Stored data »
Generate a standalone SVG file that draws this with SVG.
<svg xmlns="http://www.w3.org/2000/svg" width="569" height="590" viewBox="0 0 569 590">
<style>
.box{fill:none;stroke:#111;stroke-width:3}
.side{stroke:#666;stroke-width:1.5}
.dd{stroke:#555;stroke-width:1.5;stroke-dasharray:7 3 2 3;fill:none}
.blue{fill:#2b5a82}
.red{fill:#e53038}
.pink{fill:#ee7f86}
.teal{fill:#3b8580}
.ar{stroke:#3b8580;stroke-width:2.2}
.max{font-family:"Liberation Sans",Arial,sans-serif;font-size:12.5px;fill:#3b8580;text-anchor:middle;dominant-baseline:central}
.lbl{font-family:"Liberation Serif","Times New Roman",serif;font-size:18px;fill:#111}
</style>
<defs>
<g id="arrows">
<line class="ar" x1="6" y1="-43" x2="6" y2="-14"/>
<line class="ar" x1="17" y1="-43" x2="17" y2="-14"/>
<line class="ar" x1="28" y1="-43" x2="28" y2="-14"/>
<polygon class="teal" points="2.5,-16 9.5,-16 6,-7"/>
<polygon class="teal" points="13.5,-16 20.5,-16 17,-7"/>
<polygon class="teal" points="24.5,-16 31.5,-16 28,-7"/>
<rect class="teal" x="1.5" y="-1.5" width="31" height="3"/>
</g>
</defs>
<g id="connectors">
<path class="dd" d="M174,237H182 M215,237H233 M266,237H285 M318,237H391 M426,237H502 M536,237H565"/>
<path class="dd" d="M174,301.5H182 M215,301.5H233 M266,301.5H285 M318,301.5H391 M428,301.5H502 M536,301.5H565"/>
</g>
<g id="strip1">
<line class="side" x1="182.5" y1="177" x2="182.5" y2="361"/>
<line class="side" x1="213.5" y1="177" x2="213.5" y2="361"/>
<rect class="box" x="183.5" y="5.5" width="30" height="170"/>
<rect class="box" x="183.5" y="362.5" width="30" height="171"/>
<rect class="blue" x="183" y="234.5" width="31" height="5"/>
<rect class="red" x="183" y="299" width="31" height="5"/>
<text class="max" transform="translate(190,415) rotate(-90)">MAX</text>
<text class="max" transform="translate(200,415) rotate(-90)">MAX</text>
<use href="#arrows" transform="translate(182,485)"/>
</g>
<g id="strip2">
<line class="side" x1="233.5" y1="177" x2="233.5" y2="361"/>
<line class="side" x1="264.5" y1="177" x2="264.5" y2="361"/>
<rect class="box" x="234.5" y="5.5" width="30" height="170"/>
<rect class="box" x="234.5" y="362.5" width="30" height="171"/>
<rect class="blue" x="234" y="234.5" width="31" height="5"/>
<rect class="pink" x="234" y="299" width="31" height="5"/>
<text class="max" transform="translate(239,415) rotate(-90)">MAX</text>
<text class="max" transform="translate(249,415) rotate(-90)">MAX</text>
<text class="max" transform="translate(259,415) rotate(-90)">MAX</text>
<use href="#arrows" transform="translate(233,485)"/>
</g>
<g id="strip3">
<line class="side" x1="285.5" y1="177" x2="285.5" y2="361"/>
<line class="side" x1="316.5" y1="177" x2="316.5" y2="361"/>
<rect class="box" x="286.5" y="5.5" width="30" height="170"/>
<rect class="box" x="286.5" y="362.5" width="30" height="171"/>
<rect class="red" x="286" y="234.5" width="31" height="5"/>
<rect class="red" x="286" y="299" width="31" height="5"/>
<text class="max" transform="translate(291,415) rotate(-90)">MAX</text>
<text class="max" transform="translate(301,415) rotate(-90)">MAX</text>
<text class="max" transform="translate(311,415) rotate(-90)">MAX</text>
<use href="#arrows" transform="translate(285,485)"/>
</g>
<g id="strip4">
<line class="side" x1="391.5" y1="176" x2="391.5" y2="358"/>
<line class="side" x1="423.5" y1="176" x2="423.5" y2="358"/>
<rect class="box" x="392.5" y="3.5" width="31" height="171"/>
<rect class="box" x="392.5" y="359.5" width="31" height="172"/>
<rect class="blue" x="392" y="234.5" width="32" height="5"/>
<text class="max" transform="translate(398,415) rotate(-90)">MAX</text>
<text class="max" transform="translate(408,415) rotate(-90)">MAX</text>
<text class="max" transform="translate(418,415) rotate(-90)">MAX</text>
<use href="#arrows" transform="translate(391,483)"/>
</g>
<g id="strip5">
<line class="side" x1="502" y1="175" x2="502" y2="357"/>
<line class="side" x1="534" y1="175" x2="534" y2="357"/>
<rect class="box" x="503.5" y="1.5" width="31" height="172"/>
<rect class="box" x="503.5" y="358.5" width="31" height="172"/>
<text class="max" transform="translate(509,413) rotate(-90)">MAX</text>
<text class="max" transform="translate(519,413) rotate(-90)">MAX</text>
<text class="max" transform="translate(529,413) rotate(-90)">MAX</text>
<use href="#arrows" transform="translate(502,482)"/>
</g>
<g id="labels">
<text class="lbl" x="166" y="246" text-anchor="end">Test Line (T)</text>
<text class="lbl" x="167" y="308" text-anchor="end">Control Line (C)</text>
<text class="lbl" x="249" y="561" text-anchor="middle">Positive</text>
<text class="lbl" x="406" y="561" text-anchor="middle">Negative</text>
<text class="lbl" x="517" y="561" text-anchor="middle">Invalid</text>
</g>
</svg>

Goal » Each line of the material above needs to be quoted exactly, please.

Answer to the exercise »
Generate a standalone SVG file that draws this with SVG.
<svg xmlns="http://www.w3.org/2000/svg" width="569" height="590" viewBox="0 0 569 590">
<style>
.box{fill:none;stroke:#111;stroke-width:3}
.side{stroke:#666;stroke-width:1.5}
.dd{stroke:#555;stroke-width:1.5;stroke-dasharray:7 3 2 3;fill:none}
.blue{fill:#2b5a82}
.red{fill:#e53038}
.pink{fill:#ee7f86}
.teal{fill:#3b8580}
.ar{stroke:#3b8580;stroke-width:2.2}
.max{font-family:"Liberation Sans",Arial,sans-serif;font-size:12.5px;fill:#3b8580;text-anchor:middle;dominant-baseline:central}
.lbl{font-family:"Liberation Serif","Times New Roman",serif;font-size:18px;fill:#111}
</style>
<defs>
<g id="arrows">
<line class="ar" x1="6" y1="-43" x2="6" y2="-14"/>
<line class="ar" x1="17" y1="-43" x2="17" y2="-14"/>
<line class="ar" x1="28" y1="-43" x2="28" y2="-14"/>
<polygon class="teal" points="2.5,-16 9.5,-16 6,-7"/>
<polygon class="teal" points="13.5,-16 20.5,-16 17,-7"/>
<polygon class="teal" points="24.5,-16 31.5,-16 28,-7"/>
<rect class="teal" x="1.5" y="-1.5" width="31" height="3"/>
</g>
</defs>
<g id="connectors">
<path class="dd" d="M174,237H182 M215,237H233 M266,237H285 M318,237H391 M426,237H502 M536,237H565"/>
<path class="dd" d="M174,301.5H182 M215,301.5H233 M266,301.5H285 M318,301.5H391 M428,301.5H502 M536,301.5H565"/>
</g>
<g id="strip1">
<line class="side" x1="182.5" y1="177" x2="182.5" y2="361"/>
<line class="side" x1="213.5" y1="177" x2="213.5" y2="361"/>
<rect class="box" x="183.5" y="5.5" width="30" height="170"/>
<rect class="box" x="183.5" y="362.5" width="30" height="171"/>
<rect class="blue" x="183" y="234.5" width="31" height="5"/>
<rect class="red" x="183" y="299" width="31" height="5"/>
<text class="max" transform="translate(190,415) rotate(-90)">MAX</text>
<text class="max" transform="translate(200,415) rotate(-90)">MAX</text>
<use href="#arrows" transform="translate(182,485)"/>
</g>
<g id="strip2">
<line class="side" x1="233.5" y1="177" x2="233.5" y2="361"/>
<line class="side" x1="264.5" y1="177" x2="264.5" y2="361"/>
<rect class="box" x="234.5" y="5.5" width="30" height="170"/>
<rect class="box" x="234.5" y="362.5" width="30" height="171"/>
<rect class="blue" x="234" y="234.5" width="31" height="5"/>
<rect class="pink" x="234" y="299" width="31" height="5"/>
<text class="max" transform="translate(239,415) rotate(-90)">MAX</text>
<text class="max" transform="translate(249,415) rotate(-90)">MAX</text>
<text class="max" transform="translate(259,415) rotate(-90)">MAX</text>
<use href="#arrows" transform="translate(233,485)"/>
</g>
<g id="strip3">
<line class="side" x1="285.5" y1="177" x2="285.5" y2="361"/>
<line class="side" x1="316.5" y1="177" x2="316.5" y2="361"/>
<rect class="box" x="286.5" y="5.5" width="30" height="170"/>
<rect class="box" x="286.5" y="362.5" width="30" height="171"/>
<rect class="red" x="286" y="234.5" width="31" height="5"/>
<rect class="red" x="286" y="299" width="31" height="5"/>
<text class="max" transform="translate(291,415) rotate(-90)">MAX</text>
<text class="max" transform="translate(301,415) rotate(-90)">MAX</text>
<text class="max" transform="translate(311,415) rotate(-90)">MAX</text>
<use href="#arrows" transform="translate(285,485)"/>
</g>
<g id="strip4">
<line class="side" x1="391.5" y1="176" x2="391.5" y2="358"/>
<line class="side" x1="423.5" y1="176" x2="423.5" y2="358"/>
<rect class="box" x="392.5" y="3.5" width="31" height="171"/>
<rect class="box" x="392.5" y="359.5" width="31" height="172"/>
<rect class="blue" x="392" y="234.5" width="32" height="5"/>
<text class="max" transform="translate(398,415) rotate(-90)">MAX</text>
<text class="max" transform="translate(408,415) rotate(-90)">MAX</text>
<text class="max" transform="translate(418,415) rotate(-90)">MAX</text>
<use href="#arrows" transform="translate(391,483)"/>
</g>
<g id="strip5">
<line class="side" x1="502" y1="175" x2="502" y2="357"/>
<line class="side" x1="534" y1="175" x2="534" y2="357"/>
<rect class="box" x="503.5" y="1.5" width="31" height="172"/>
<rect class="box" x="503.5" y="358.5" width="31" height="172"/>
<text class="max" transform="translate(509,413) rotate(-90)">MAX</text>
<text class="max" transform="translate(519,413) rotate(-90)">MAX</text>
<text class="max" transform="translate(529,413) rotate(-90)">MAX</text>
<use href="#arrows" transform="translate(502,482)"/>
</g>
<g id="labels">
<text class="lbl" x="166" y="246" text-anchor="end">Test Line (T)</text>
<text class="lbl" x="167" y="308" text-anchor="end">Control Line (C)</text>
<text class="lbl" x="249" y="561" text-anchor="middle">Positive</text>
<text class="lbl" x="406" y="561" text-anchor="middle">Negative</text>
<text class="lbl" x="517" y="561" text-anchor="middle">Invalid</text>
</g>
</svg>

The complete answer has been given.